VST Tillers & Tractors Ltd is preparing to launch its premium range of tractors under the Zetor brand by the end of this quarter, a move that may not only help the company become a pan-India tractor player but also boost its tractor volumes and revenue.
The company has established itself in the compact tractor segment, where it commands a low double-digit market share. But, its higher HP business, which the company entered in 2020, is relatively small with a volume contribution of 10-15 per cent to overall tractor sales.
To strengthen its play in the higher HP markets, both in India and overseas, the company tied up with Zetor Tractor of the Czech Republic. The company will be launching its VST-Zetor brand of higher HP tractors by the end of this quarter.
“With this, the share of high HP in our tractor volumes is expected to reach 20 per cent in FY24 and 30-40 per cent in the following years, Antony Cherukara, CEO, VST Tillers & Tractors, said during the company’s Q3 FY23 earnings call.
In the higher HP tractor segment, it will sell value-for-money tractors under the brand name VST and premium products under Zetor. It has already built capacity for the higher HP tractors and its overall tractor capacity is about 40,000 units a year.
In the small farm equipment businesses, the company has a strong network comprising 650 dealers across the western, southern and eastern regions. But, its tractor network consists of about 350 dealerships, spread across the southeast and western regions.
To support the growth of premium tractors, the company will be ramping up its network in the northern market, which is a strong market for higher HP tractors.
In the northern region, where currently, it has 30-odd dealerships only, the company will be adopting a cluster approach. It has started with Madhya Pradesh and Rajasthan where the company had reportedly seen initial success, and so will carry forward the model in the coming months.
The Zetor tie-up is also expected to strengthen the company’s exports further as it will be looking at higher HP markets like Africa and Latin America.

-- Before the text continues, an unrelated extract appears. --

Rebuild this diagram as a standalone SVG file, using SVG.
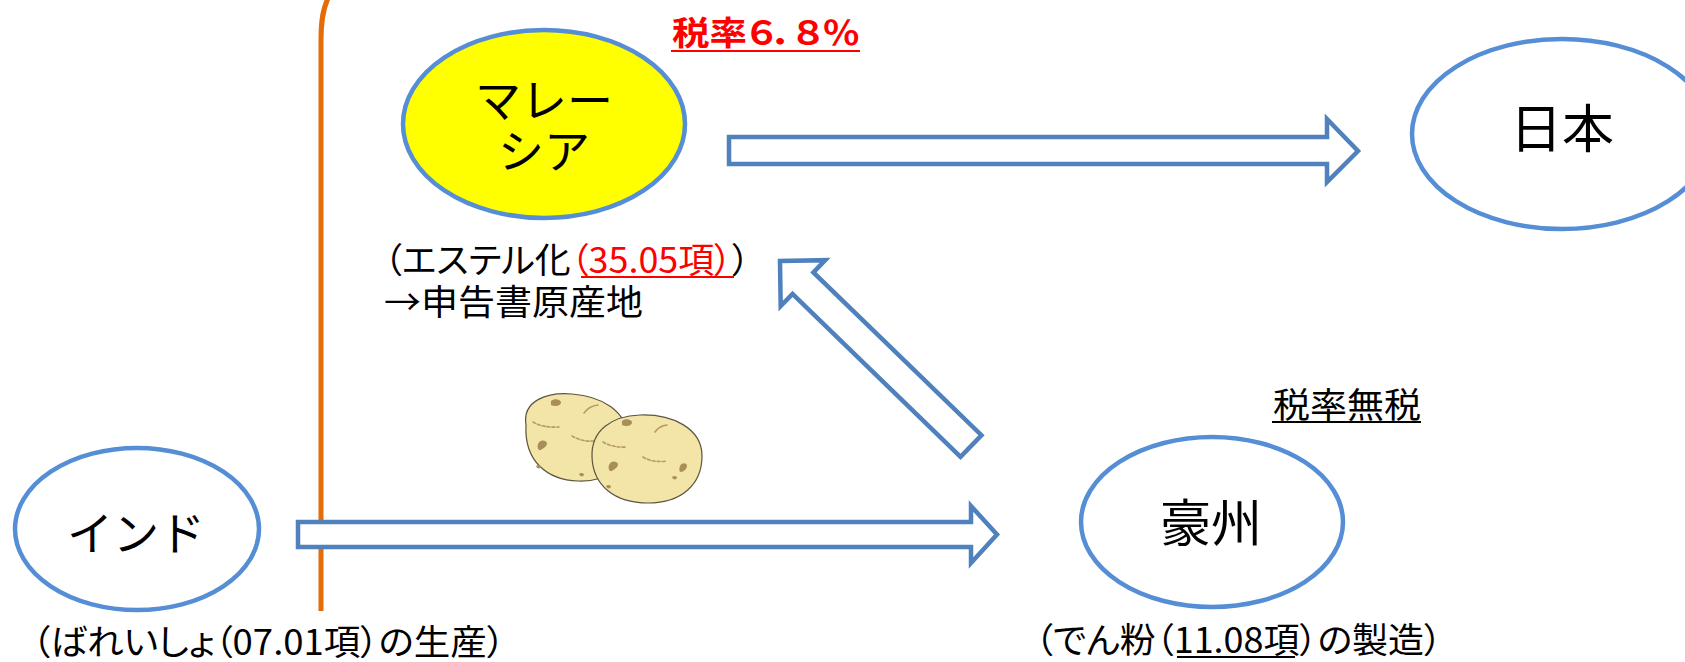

Meanwhile, the ₹854-crore company will also be doubling its current annual R&D capex of ₹40-50 crore to ₹100 crore in the next couple of years to support its future growth objectives, which include achieving revenue of ₹3,000 crore by FY26, transitioning from power-tiller centric operations to a strong small farm mechanisation company and strengthening its position further in the compact tractor segment, among others. The company carries a dominant market position in the domestic power tiller segment, with a share of 58 per cent.